▸ **What you should do**: Go through the records from the first line and retype each one exactly, stopping once the line with "const meanVals = [91.4, 85.1, 97.3, 94.5];" is done. Pictures are left out.

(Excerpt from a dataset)
□ □ □ □
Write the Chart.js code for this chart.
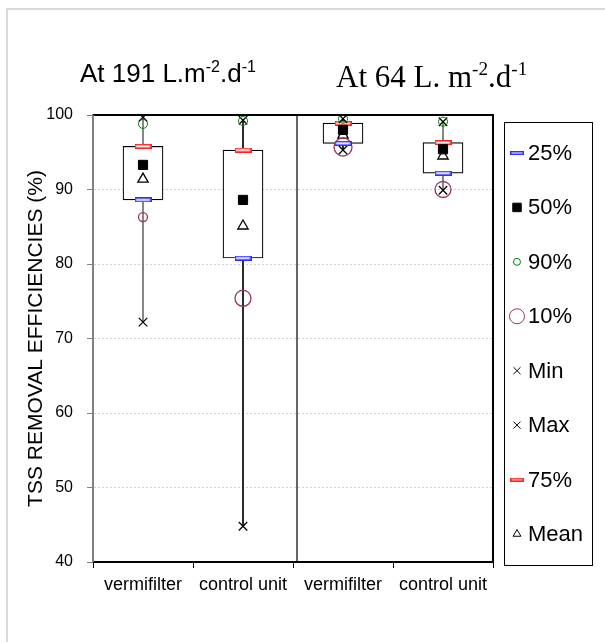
<!DOCTYPE html>
<html>
<head>
<meta charset="utf-8">
<script src="https://cdn.jsdelivr.net/npm/chart.js@4.4.1/dist/chart.umd.min.js"></script>
<style>
  body { margin: 0; background: #fff; }
  #wrap { position: relative; width: 605px; height: 642px; }
</style>
</head>
<body>
<div id="wrap"><canvas id="tssChart" width="605" height="642"></canvas></div>
<script>
// units, two per loading rate
const units = ['vermifilter', 'control unit', 'vermifilter', 'control unit'];
const yTicks = [40, 50, 60, 70, 80, 90, 100];

// TSS removal efficiencies (%)
const p25 = [88.6, 80.8, 96.2, 92.2];
const p50 = [93.3, 88.6, 98.0, 95.4];
const p90 = [98.8, 99.2, 99.5, 99.1];
const p10 = [86.3, 75.4, 95.7, 90.0];
const minVals = [72.2, 44.8, 95.3, 89.9];
const maxVals = [99.7, 99.3, 99.5, 99.1];
const p75 = [95.8, 95.3, 98.9, 96.3];
const meanVals = [91.4, 85.1, 97.3, 94.5];

const ARIAL = '"Liberation Sans", Arial, sans-serif';
const TIMES = '"Liberation Serif", "Times New Roman", serif';

// little flat bars used for the 25% / 75% markers
function barMarker(color, w, h) {
    const c = document.createElement('canvas');
    c.width = w;
    c.height = h;
    const g = c.getContext('2d');
    g.fillStyle = '#fff';
    g.fillRect(0, 0, w, h);
    g.strokeStyle = color;
    g.lineWidth = 1.5;
    g.strokeRect(0.75, 0.75, w - 1.5, h - 1.5);
    return c;
}

function markers(label, values, opts) {
    return Object.assign({
        type: 'line',
        label: label,
        data: values,
        showLine: false,
        order: 0,
        pointBorderWidth: 1,
        pointHoverRadius: 0
    }, opts);
}

const datasets = [
    markers('25%', p25, { pointStyle: barMarker('#2f2fff', 17, 5), legendStyle: barMarker('#2f2fff', 14, 4) }),
    markers('50%', p50, { pointStyle: 'rect', pointRadius: 6.5, pointBackgroundColor: '#000', pointBorderColor: '#000', legendRadius: 6 }),
    markers('90%', p90, { pointStyle: 'circle', pointRadius: 4.5, pointBackgroundColor: 'rgba(0,0,0,0)', pointBorderColor: '#008000', legendRadius: 3.5 }),
    markers('10%', p10, { pointStyle: 'circle', pointRadius: [4.5, 8, 9, 8], pointBackgroundColor: 'rgba(0,0,0,0)', pointBorderColor: '#993366', pointBorderWidth: 1.3, legendRadius: 7.5 }),
    markers('Min', minVals, { pointStyle: 'crossRot', pointRadius: 6, pointBorderColor: '#000', pointBorderWidth: 1.3, legendRadius: 5 }),
    markers('Max', maxVals, { pointStyle: 'crossRot', pointRadius: 6, pointBorderColor: '#000', pointBorderWidth: 1.3, legendRadius: 5 }),
    markers('75%', p75, { pointStyle: barMarker('#ff2020', 17, 5), legendStyle: barMarker('#ff2020', 14, 4) }),
    markers('Mean', meanVals, { pointStyle: 'triangle', pointRadius: 6, pointBackgroundColor: '#fff', pointBorderColor: '#000', pointBorderWidth: 1.3, legendRadius: 4.5 }),
    {
        type: 'bar',
        label: 'box',
        data: p25.map((v, i) => [v, p75[i]]),
        backgroundColor: '#fff',
        borderColor: '#000',
        borderWidth: 1.2,
        borderSkipped: false,
        barThickness: 40,
        grouped: false,
        order: 5
    },
    {
        type: 'bar',
        label: 'whisker',
        data: minVals.map((v, i) => [v, maxVals[i]]),
        backgroundColor: ['#6e6e6e', '#000', '#000', '#6e6e6e'],
        borderWidth: 0,
        barThickness: 1,
        grouped: false,
        order: 10
    }
];

// superscript-aware text
function drawRich(ctx, x, y, parts, font, size) {
    ctx.save();
    ctx.fillStyle = '#000';
    ctx.textBaseline = 'alphabetic';
    ctx.textAlign = 'left';
    parts.forEach(p => {
        const s = p.sup ? size * 0.62 : size;
        ctx.font = s + 'px ' + font;
        ctx.fillText(p.t, x, p.sup ? y - size * 0.38 : y);
        x += ctx.measureText(p.t).width;
    });
    ctx.restore();
}

const decorations = {
    id: 'decorations',
    beforeDraw(chart) {
        const ctx = chart.ctx;
        ctx.save();
        ctx.strokeStyle = '#dadada';
        ctx.lineWidth = 2;
        ctx.beginPath();
        ctx.moveTo(7, 642);
        ctx.lineTo(7, 9);
        ctx.lineTo(605, 9);
        ctx.stroke();
        ctx.restore();
    },
    afterDraw(chart) {
        const ctx = chart.ctx;
        const a = chart.chartArea;
        const x = chart.scales.x;

        ctx.save();
        ctx.setLineDash([]);
        // plot frame
        ctx.strokeStyle = '#000';
        ctx.lineWidth = 2;
        ctx.beginPath();
        ctx.moveTo(a.left, a.top);
        ctx.lineTo(a.right, a.top);
        ctx.lineTo(a.right, a.bottom);
        ctx.lineTo(a.left, a.bottom);
        ctx.stroke();
        ctx.strokeStyle = '#808080';
        ctx.beginPath();
        ctx.moveTo(a.left, a.top);
        ctx.lineTo(a.left, a.bottom);
        ctx.stroke();

        // divider between the two loading rates
        const mid = (x.getPixelForValue(1) + x.getPixelForValue(2)) / 2 + 4;
        ctx.strokeStyle = '#000';
        ctx.lineWidth = 1.2;
        ctx.beginPath();
        ctx.moveTo(mid, a.top);
        ctx.lineTo(mid, a.bottom);
        ctx.stroke();

        // y axis title
        ctx.save();
        ctx.translate(36, (a.top + a.bottom) / 2);
        ctx.rotate(-Math.PI / 2);
        ctx.font = '21px ' + ARIAL;
        ctx.fillStyle = '#000';
        ctx.textAlign = 'center';
        ctx.textBaseline = 'middle';
        ctx.fillText('TSS REMOVAL EFFICIENCIES (%)', 0, 0);
        ctx.restore();

        // rate headings
        drawRich(ctx, 80, 82, [{ t: 'At 191 L.m' }, { t: '-2', sup: true }, { t: '.d' }, { t: '-1', sup: true }], ARIAL, 26);
        drawRich(ctx, 336, 87, [{ t: 'At 64 L. m' }, { t: '-2', sup: true }, { t: '.d' }, { t: '-1', sup: true }], TIMES, 31);

        // legend
        const items = chart.data.datasets.filter(d => d.type === 'line');
        const boxL = 504, boxT = 122, boxW = 88, boxH = 443;
        ctx.strokeStyle = '#000';
        ctx.lineWidth = 1;
        ctx.strokeRect(boxL + 0.5, boxT + 0.5, boxW, boxH);
        const step = (boxH - 62) / (items.length - 1);
        items.forEach((d, i) => {
            const cy = boxT + 31 + i * step;
            const cx = boxL + 13;
            ctx.fillStyle = d.pointBackgroundColor || '#000';
            ctx.strokeStyle = d.pointBorderColor || '#000';
            ctx.lineWidth = 1;
            if (d.legendStyle) {
                ctx.drawImage(d.legendStyle, cx - d.legendStyle.width / 2, cy - d.legendStyle.height / 2);
            } else {
                Chart.helpers.drawPoint(ctx, {
                    pointStyle: d.pointStyle, radius: d.legendRadius, rotation: 0, borderWidth: 1
                }, cx, cy);
            }
            ctx.fillStyle = '#000';
            ctx.font = '22px ' + ARIAL;
            ctx.textAlign = 'left';
            ctx.textBaseline = 'middle';
            ctx.fillText(d.label, boxL + 24, cy + 1);
        });
        ctx.restore();
    }
};

new Chart(document.getElementById('tssChart'), {
    data: {
        labels: units,
        datasets: datasets
    },
    options: {
        responsive: false,
        animation: false,
        events: [],
        layout: { padding: { top: 115, right: 112, left: 0, bottom: 0 } },
        plugins: {
            legend: { display: false },
            tooltip: { enabled: false }
        },
        scales: {
            x: {
                type: 'category',
                offset: true,
                afterFit: s => { s.height = 80; },
                grid: { offset: true, drawOnChartArea: false, tickLength: 6, tickColor: '#000', tickWidth: 1 },
                border: { color: '#000', width: 2 },
                ticks: { color: '#000', font: { family: ARIAL, size: 18 }, padding: 6, maxRotation: 0 }
            },
            y: {
                min: 40,
                max: 100,
                afterFit: s => { s.width = 93; },
                afterBuildTicks: s => { s.ticks = yTicks.map(v => ({ value: v })); },
                grid: {
                    color: c => (c.tick && (c.tick.value === 40 || c.tick.value === 100)) ? 'rgba(0,0,0,0)' : '#cfcfcf',
                    tickLength: 6,
                    tickColor: '#808080',
                    tickBorderDash: []
                },
                border: { color: '#808080', width: 2, dash: [2, 2] },
                ticks: { color: '#000', font: { family: ARIAL, size: 16 }, padding: 14 }
            }
        }
    },
    plugins: [decorations]
});
</script>
</body>
</html>
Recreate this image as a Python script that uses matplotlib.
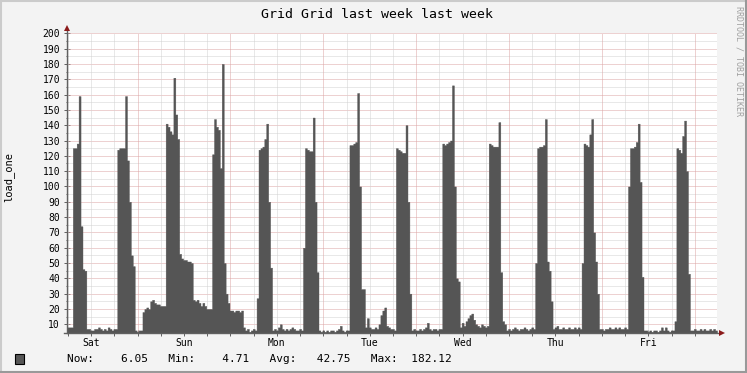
□ □ □ □
▸ **Exercise response**:
Write the Chart.js code for this chart.
<!DOCTYPE html>
<html>
<head>
<meta charset="utf-8">
<script src="https://cdn.jsdelivr.net/npm/chart.js@4.4.1/dist/chart.umd.min.js"></script>
<style>
  body { margin: 0; background: #fff; }
  #wrap { position: relative; width: 605px; height: 642px; }
</style>
</head>
<body>
<div id="wrap"><canvas id="tssChart" width="605" height="642"></canvas></div>
<script>
// units, two per loading rate
const units = ['vermifilter', 'control unit', 'vermifilter', 'control unit'];
const yTicks = [40, 50, 60, 70, 80, 90, 100];

// TSS removal efficiencies (%)
const p25 = [88.6, 80.8, 96.2, 92.2];
const p50 = [93.3, 88.6, 98.0, 95.4];
const p90 = [98.8, 99.2, 99.5, 99.1];
const p10 = [86.3, 75.4, 95.7, 90.0];
const minVals = [72.2, 44.8, 95.3, 89.9];
const maxVals = [99.7, 99.3, 99.5, 99.1];
const p75 = [95.8, 95.3, 98.9, 96.3];
const meanVals = [91.4, 85.1, 97.3, 94.5];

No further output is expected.